Without the pictures, please reproduce only the lines from the one with "Write the TikZ code for this diagram." through the one with "anchor=base west] (pflege)", both included.

-- start RECORDS SUPPLIED --

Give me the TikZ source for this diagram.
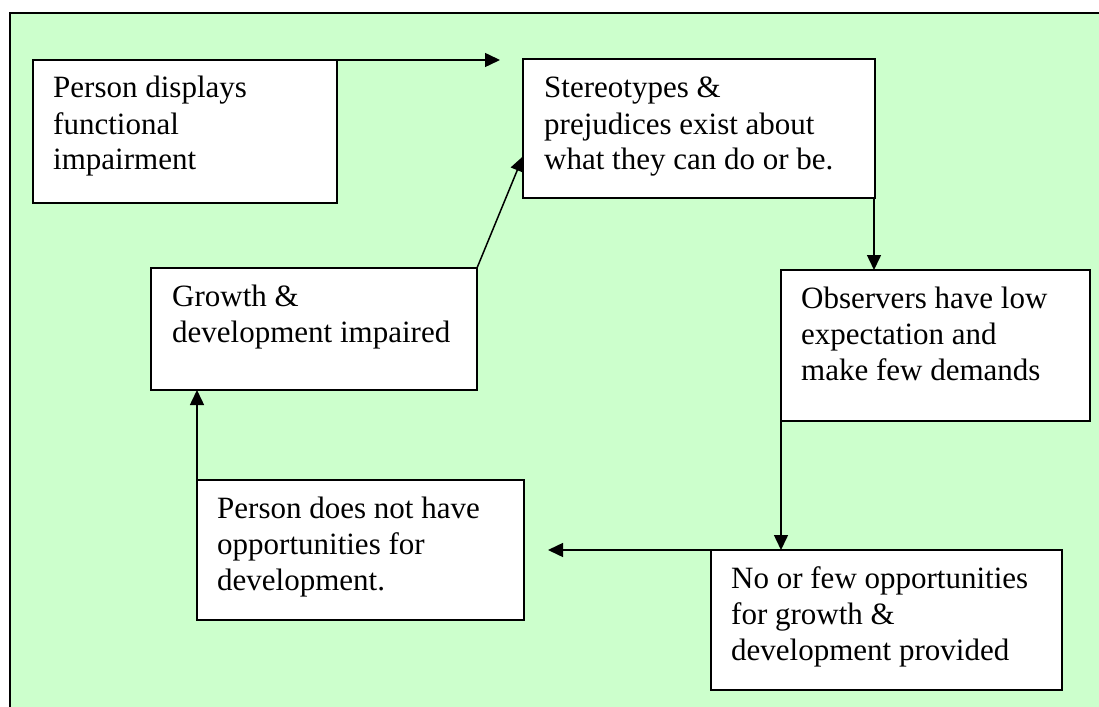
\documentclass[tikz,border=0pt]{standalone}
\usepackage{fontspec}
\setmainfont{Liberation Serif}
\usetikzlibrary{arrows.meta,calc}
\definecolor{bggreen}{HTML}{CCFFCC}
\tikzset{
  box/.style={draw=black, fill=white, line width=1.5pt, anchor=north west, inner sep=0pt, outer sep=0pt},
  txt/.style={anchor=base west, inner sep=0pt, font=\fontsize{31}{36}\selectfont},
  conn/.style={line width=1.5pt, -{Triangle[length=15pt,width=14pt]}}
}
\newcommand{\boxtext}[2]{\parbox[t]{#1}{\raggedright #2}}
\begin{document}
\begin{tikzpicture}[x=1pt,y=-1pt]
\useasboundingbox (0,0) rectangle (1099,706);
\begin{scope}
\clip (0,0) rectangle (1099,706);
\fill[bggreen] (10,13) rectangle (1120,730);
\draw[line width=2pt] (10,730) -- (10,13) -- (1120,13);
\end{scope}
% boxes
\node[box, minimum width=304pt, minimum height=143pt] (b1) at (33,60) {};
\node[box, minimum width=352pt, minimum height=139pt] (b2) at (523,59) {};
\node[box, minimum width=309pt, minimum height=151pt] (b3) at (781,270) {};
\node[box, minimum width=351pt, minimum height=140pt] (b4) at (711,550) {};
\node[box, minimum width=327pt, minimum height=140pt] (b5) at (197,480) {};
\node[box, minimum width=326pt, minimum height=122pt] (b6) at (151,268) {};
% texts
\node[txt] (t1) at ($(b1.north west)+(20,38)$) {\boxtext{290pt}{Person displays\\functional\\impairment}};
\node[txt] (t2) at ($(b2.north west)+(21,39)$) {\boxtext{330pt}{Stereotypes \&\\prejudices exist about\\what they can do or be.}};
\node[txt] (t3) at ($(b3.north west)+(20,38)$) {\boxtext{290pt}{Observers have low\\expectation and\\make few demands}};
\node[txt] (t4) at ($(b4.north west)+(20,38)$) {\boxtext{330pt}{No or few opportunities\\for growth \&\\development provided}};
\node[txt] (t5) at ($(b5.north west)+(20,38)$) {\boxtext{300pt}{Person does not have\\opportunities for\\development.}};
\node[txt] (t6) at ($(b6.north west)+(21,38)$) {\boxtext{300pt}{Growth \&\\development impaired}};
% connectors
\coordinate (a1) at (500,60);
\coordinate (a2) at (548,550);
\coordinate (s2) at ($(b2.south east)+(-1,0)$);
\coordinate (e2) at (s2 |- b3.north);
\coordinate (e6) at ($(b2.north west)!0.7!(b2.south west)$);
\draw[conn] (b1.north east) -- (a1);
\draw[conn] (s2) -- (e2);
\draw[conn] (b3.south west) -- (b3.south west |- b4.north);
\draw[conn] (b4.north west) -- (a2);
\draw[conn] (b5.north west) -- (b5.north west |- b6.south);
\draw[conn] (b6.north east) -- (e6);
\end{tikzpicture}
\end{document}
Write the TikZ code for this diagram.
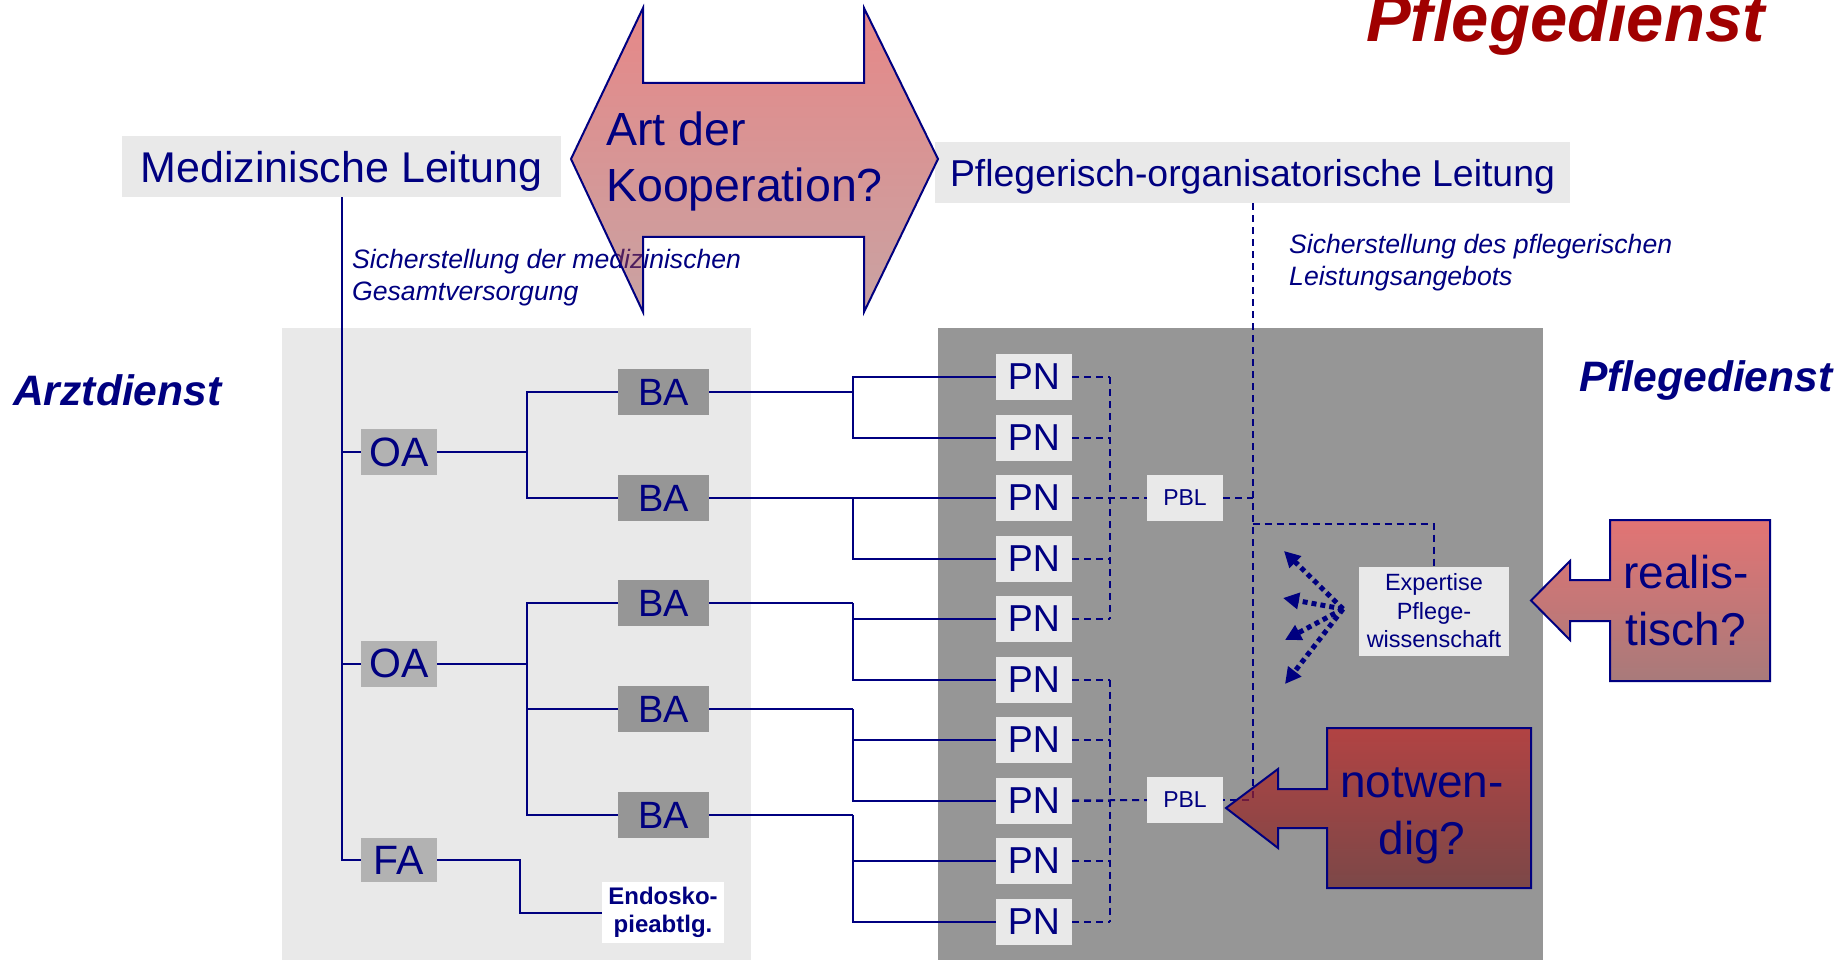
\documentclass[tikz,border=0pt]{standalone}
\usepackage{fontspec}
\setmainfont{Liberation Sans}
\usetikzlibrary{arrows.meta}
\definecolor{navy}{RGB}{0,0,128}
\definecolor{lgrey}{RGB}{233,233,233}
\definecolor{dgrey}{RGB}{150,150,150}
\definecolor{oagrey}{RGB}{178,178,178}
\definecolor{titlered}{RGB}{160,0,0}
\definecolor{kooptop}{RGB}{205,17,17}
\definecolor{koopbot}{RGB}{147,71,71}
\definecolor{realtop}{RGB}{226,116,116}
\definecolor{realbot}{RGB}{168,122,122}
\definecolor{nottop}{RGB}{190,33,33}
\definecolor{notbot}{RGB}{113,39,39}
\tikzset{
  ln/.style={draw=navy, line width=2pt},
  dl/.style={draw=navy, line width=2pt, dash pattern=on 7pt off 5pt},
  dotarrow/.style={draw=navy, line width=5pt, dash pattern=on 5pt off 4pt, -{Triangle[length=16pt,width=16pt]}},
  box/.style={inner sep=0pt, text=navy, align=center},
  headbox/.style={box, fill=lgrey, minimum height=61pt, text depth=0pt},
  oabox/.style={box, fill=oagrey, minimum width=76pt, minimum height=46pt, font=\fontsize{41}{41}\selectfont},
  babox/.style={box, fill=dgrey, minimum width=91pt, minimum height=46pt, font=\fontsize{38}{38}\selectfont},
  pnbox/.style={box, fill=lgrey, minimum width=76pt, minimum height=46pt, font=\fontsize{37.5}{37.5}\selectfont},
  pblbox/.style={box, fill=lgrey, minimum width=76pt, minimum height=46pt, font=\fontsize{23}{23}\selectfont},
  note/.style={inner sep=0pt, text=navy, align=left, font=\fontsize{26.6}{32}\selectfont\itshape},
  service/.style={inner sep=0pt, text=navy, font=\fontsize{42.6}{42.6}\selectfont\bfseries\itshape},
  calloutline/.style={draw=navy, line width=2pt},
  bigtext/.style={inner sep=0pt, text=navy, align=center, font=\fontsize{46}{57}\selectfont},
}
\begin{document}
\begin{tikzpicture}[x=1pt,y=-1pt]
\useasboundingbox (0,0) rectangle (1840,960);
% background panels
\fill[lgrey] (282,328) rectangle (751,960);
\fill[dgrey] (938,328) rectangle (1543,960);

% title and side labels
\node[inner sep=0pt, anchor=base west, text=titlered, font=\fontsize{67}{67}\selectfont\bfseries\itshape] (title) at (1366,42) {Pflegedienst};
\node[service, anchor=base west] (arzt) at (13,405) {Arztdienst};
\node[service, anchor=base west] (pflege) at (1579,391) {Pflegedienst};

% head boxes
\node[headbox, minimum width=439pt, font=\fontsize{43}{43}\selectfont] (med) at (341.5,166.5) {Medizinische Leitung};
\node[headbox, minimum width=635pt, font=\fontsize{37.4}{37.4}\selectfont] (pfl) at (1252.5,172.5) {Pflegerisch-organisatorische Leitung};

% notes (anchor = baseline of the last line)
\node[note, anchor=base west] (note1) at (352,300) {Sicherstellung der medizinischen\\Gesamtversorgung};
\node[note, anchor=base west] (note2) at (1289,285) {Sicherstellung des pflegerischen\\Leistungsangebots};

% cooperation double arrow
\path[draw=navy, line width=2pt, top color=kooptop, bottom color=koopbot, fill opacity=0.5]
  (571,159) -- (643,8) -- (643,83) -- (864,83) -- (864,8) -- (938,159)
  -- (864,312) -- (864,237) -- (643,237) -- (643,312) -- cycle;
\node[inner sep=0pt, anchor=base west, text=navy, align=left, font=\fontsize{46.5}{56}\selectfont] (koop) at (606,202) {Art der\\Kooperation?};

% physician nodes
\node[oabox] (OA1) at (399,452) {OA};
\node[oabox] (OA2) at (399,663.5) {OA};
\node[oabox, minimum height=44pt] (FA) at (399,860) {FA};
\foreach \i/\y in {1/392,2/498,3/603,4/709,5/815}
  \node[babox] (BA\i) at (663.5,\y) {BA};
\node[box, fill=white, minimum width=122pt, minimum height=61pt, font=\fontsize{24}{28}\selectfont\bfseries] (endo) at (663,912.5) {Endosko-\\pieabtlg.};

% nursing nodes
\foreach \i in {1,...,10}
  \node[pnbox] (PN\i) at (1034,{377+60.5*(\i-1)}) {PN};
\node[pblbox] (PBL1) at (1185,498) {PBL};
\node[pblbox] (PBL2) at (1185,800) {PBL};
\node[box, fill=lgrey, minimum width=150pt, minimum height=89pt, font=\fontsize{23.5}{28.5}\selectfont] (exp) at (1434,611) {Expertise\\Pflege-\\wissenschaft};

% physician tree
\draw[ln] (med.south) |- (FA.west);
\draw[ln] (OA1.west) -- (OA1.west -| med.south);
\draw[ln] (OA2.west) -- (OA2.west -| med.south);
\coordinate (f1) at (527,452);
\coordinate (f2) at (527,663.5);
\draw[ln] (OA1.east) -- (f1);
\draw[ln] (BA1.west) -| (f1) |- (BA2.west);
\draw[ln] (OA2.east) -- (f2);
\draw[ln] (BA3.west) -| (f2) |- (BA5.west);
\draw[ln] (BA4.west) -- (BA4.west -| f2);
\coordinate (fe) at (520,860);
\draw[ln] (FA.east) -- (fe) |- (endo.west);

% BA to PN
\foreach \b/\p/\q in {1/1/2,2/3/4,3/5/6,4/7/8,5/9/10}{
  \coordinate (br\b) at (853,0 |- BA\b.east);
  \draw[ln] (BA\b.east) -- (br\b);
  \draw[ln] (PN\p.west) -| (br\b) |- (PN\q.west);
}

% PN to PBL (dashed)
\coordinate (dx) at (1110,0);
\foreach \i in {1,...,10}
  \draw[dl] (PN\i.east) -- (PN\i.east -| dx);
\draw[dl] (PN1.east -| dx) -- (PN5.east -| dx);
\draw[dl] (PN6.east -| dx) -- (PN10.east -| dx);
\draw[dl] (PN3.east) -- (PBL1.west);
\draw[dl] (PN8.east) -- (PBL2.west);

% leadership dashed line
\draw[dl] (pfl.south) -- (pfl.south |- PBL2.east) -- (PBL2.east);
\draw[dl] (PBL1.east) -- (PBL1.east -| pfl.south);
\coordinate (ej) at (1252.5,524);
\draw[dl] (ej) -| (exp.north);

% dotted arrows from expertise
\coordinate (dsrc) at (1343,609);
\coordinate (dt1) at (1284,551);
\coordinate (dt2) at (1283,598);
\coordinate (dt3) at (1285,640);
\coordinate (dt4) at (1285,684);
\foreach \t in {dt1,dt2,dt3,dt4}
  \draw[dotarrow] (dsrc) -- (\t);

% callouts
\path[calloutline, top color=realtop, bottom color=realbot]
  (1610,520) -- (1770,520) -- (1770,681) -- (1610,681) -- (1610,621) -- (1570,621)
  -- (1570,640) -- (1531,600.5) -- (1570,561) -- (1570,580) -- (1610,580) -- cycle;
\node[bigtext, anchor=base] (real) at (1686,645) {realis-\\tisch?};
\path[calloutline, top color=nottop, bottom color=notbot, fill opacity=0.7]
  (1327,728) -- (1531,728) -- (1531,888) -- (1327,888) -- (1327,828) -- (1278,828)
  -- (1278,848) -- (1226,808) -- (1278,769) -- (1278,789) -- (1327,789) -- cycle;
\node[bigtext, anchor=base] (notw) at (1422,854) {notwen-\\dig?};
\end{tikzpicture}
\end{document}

-- end RECORDS SUPPLIED --

**FINAL RESULT:**
Write the TikZ code for this diagram.
\documentclass[tikz,border=0pt]{standalone}
\usepackage{fontspec}
\setmainfont{Liberation Sans}
\usetikzlibrary{arrows.meta}
\definecolor{navy}{RGB}{0,0,128}
\definecolor{lgrey}{RGB}{233,233,233}
\definecolor{dgrey}{RGB}{150,150,150}
\definecolor{oagrey}{RGB}{178,178,178}
\definecolor{titlered}{RGB}{160,0,0}
\definecolor{kooptop}{RGB}{205,17,17}
\definecolor{koopbot}{RGB}{147,71,71}
\definecolor{realtop}{RGB}{226,116,116}
\definecolor{realbot}{RGB}{168,122,122}
\definecolor{nottop}{RGB}{190,33,33}
\definecolor{notbot}{RGB}{113,39,39}
\tikzset{
  ln/.style={draw=navy, line width=2pt},
  dl/.style={draw=navy, line width=2pt, dash pattern=on 7pt off 5pt},
  dotarrow/.style={draw=navy, line width=5pt, dash pattern=on 5pt off 4pt, -{Triangle[length=16pt,width=16pt]}},
  box/.style={inner sep=0pt, text=navy, align=center},
  headbox/.style={box, fill=lgrey, minimum height=61pt, text depth=0pt},
  oabox/.style={box, fill=oagrey, minimum width=76pt, minimum height=46pt, font=\fontsize{41}{41}\selectfont},
  babox/.style={box, fill=dgrey, minimum width=91pt, minimum height=46pt, font=\fontsize{38}{38}\selectfont},
  pnbox/.style={box, fill=lgrey, minimum width=76pt, minimum height=46pt, font=\fontsize{37.5}{37.5}\selectfont},
  pblbox/.style={box, fill=lgrey, minimum width=76pt, minimum height=46pt, font=\fontsize{23}{23}\selectfont},
  note/.style={inner sep=0pt, text=navy, align=left, font=\fontsize{26.6}{32}\selectfont\itshape},
  service/.style={inner sep=0pt, text=navy, font=\fontsize{42.6}{42.6}\selectfont\bfseries\itshape},
  calloutline/.style={draw=navy, line width=2pt},
  bigtext/.style={inner sep=0pt, text=navy, align=center, font=\fontsize{46}{57}\selectfont},
}
\begin{document}
\begin{tikzpicture}[x=1pt,y=-1pt]
\useasboundingbox (0,0) rectangle (1840,960);
% background panels
\fill[lgrey] (282,328) rectangle (751,960);
\fill[dgrey] (938,328) rectangle (1543,960);

% title and side labels
\node[inner sep=0pt, anchor=base west, text=titlered, font=\fontsize{67}{67}\selectfont\bfseries\itshape] (title) at (1366,42) {Pflegedienst};
\node[service, anchor=base west] (arzt) at (13,405) {Arztdienst};
\node[service, anchor=base west] (pflege) at (1579,391) {Pflegedienst};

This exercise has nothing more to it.